Call Center Scheduling Featured Article
Struggling with Call Center Scheduling?
In the average contact center today – with their multiple channels, skills-based routing, remote workers and high turnover (which means lots of training) – schedule adherence is one of the biggest “devils in the details.” A tight schedule created well in advance may seem like a great idea, but schedules rely on people to follow them, and people aren’t always great at sticking to schedules.
Manual methods simply don’t cut it, particularly if the contact center has multiple skills, works on a rotation schedule or has great cyclical variations throughout the day, week or month. With a modern workforce management solution, managers can have schedule details in front of them in a dashboard format, and changes are easy to make, fast and can be communicated in real-time to the people who need the information most. Managers and supervisors can compare the agent’s actual daily activity to the objective intended by the company, according to Chuck Ciarlo, CEO of workforce optimization solutions provider Monet Software (News - Alert). The ability to create custom states helps any contact center that frequently has special needs, such as after-hours work.
“Once guidelines are customized and set as to which states (or statuses) should be included or not included in a schedule adherence measurement, the system does the rest,” wrote Ciarlo. “The different states are color-coded and can easily be monitored from a dashboard. It is now simple to review each agent’s efforts and classify their work time as within schedule adherence, or find out where he or she is coming up short. Too much time spent away from assigned functions can impact the call center’s productivity.”

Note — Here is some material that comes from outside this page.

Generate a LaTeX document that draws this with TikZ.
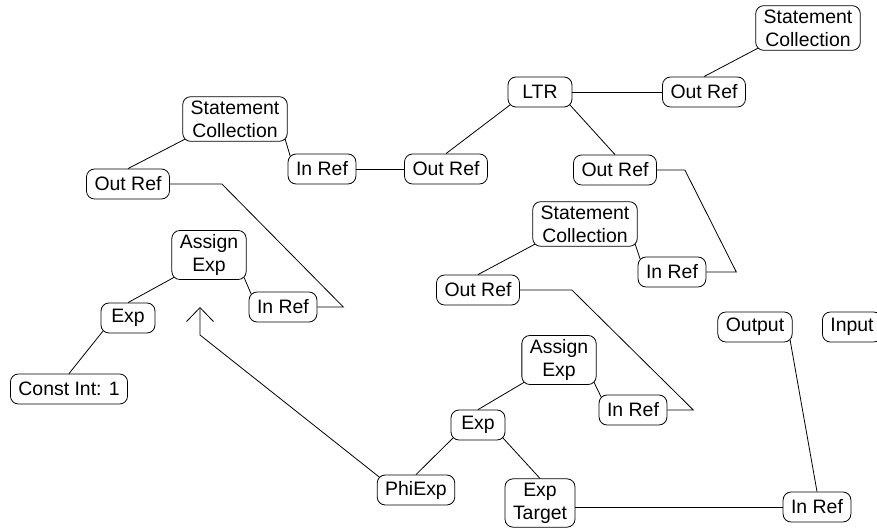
\documentclass[tikz,border=0pt]{standalone}
\usepackage{fontspec}
\setmainfont{Liberation Sans}
\usetikzlibrary{calc,arrows.meta}
\tikzset{
	blk/.style={draw, rounded corners=8bp, align=center, inner xsep=8bp, inner ysep=4bp,
		minimum height=30bp, font=\fontsize{19.5}{23}\selectfont},
	lnk/.style={line width=0.8bp},
	sw/.style={xshift=2.5pt,yshift=2.5pt},
	se/.style={xshift=-2.5pt,yshift=2.5pt},
	nw/.style={xshift=2.5pt,yshift=-2.5pt},
}

\begin{document}
\begin{tikzpicture}[x=1bp,y=-1bp,line width=0.8bp]
	\useasboundingbox (0,0) rectangle (877,531);

	% statement collections and refs
	\node[blk] (SCa) at (808,28) {Statement\\Collection};
	\node[blk] (ORa) at (704,92) {Out Ref};
	\node[blk,minimum width=64bp] (LTR) at (540,92) {LTR};
	\node[blk] (ORb) at (446,169) {Out Ref};
	\node[blk] (ORc) at (615,170) {Out Ref};
	\node[blk] (SCb) at (235,119) {Statement\\Collection};
	\node[blk] (IRb) at (322,169) {In Ref};
	\node[blk] (ORd) at (128,184) {Out Ref};
	\node[blk] (SCc) at (585,224) {Statement\\Collection};
	\node[blk] (IRc) at (672,272) {In Ref};
	\node[blk] (ORe) at (478,290) {Out Ref};

	% expressions
	\node[blk] (AEa) at (209,255) {Assign\\Exp};
	\node[blk] (IRd) at (283,307) {In Ref};
	\node[blk,minimum width=54bp] (EXa) at (128,318) {Exp};
	\node[blk] (CI) at (69,389) {Const Int: 1};
	\node[blk] (AEb) at (559,360) {Assign\\Exp};
	\node[blk] (IRe) at (633,410) {In Ref};
	\node[blk,minimum width=54bp] (EXb) at (478,425) {Exp};
	\node[blk] (PHI) at (416,490) {PhiExp};
	\node[blk] (TGT) at (540,503) {Exp\\Target};
	\node[blk] (IRf) at (817,507) {In Ref};
	\node[blk] (OUT) at (755,327) {Output};
	\node[blk] (INP) at (852,327) {Input};

	\coordinate (bend) at (200,335);
	\coordinate (tip) at (200,307);

	\draw[lnk] ([sw]SCa.south west) -- (ORa.north);
	\draw[lnk] (LTR.east) -- (ORa.west);
	\draw[lnk] ([sw]LTR.south west) -- (ORb.north);
	\draw[lnk] ([se]LTR.south east) -- (ORc.north);
	\draw[lnk] (IRb.east) -- (ORb.west);
	\draw[lnk] ([sw]SCb.south west) -- (ORd.north);
	\draw[lnk] ([se]SCb.south east) -- ([nw]IRb.north west);
	\draw[lnk] (ORd.east) -- ++(52,0) -- ($(IRd.east)+(26,0)$) -- (IRd.east);
	\draw[lnk] ([sw]AEa.south west) -- (EXa.north);
	\draw[lnk] ([se]AEa.south east) -- ([nw]IRd.north west);
	\draw[lnk] ([sw]EXa.south west) -- (CI.north);
	\draw[lnk,-{Straight Barb[length=14bp,width=27bp]}] ([nw]PHI.north west) -- (bend) -- (tip);
	\draw[lnk] (ORc.east) -- ++(28,0) -- ($(IRc.east)+(30,0)$) -- (IRc.east);
	\draw[lnk] ([sw]SCc.south west) -- (ORe.north);
	\draw[lnk] ([se]SCc.south east) -- ([nw]IRc.north west);
	\draw[lnk] (ORe.east) -- ++(52,0) -- ($(IRe.east)+(26,0)$) -- (IRe.east);
	\draw[lnk] ([sw]AEb.south west) -- (EXb.north);
	\draw[lnk] ([se]AEb.south east) -- ([nw]IRe.north west);
	\draw[lnk] ([sw]EXb.south west) -- (PHI.north);
	\draw[lnk] ([se]EXb.south east) -- (TGT.north);
	\draw[lnk] (IRf.west -| TGT.east) -- (IRf.west);
	\draw[lnk] ([se]OUT.south east) -- (IRf.north);
\end{tikzpicture}
\end{document}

Chances are good that some agents are out of adherence much more often than others. While it might be a case of less-than-stellar work habits, it might also be because the nature of calls that agent is taking. Have an in-depth source of intelligence on adherence can help uncover the reasons quickly and easily so managers can take corrective action. They can also focus remedial agent training precisely where it’s needed most.
Great exception management is needed to build great employee engagement. Employees often take the blame for things that were simply beyond their control, and this leads to unhappiness, distrust, poor performance and, ultimately, high turnover. This is damaging to employee morale. Employees should not be held to account for quality mistakes that were the fault of inaccurate scheduling and little ability to account for exceptions.
“Accurate time management can be a challenge, as minor exceptions and changes happen each day,” wrote Ciarlo. “Perhaps an agent is scheduled to go on an approved break, but cuts into that time to complete a call that takes another 10 minutes. An effective workforce management solution can be configured in such a way as to record this time extension, and not count the lost break time against that agent.”
With proper attention to schedule adherence, greater accuracy is the goal. The benefits are an improved customer experience, less wasted time on the part of managers working with insufficient tools, and improved employee engagement. Thanks to the cloud delivery model of some of today’s workforce management solutions, accurate schedules are within the reach of all contact centers.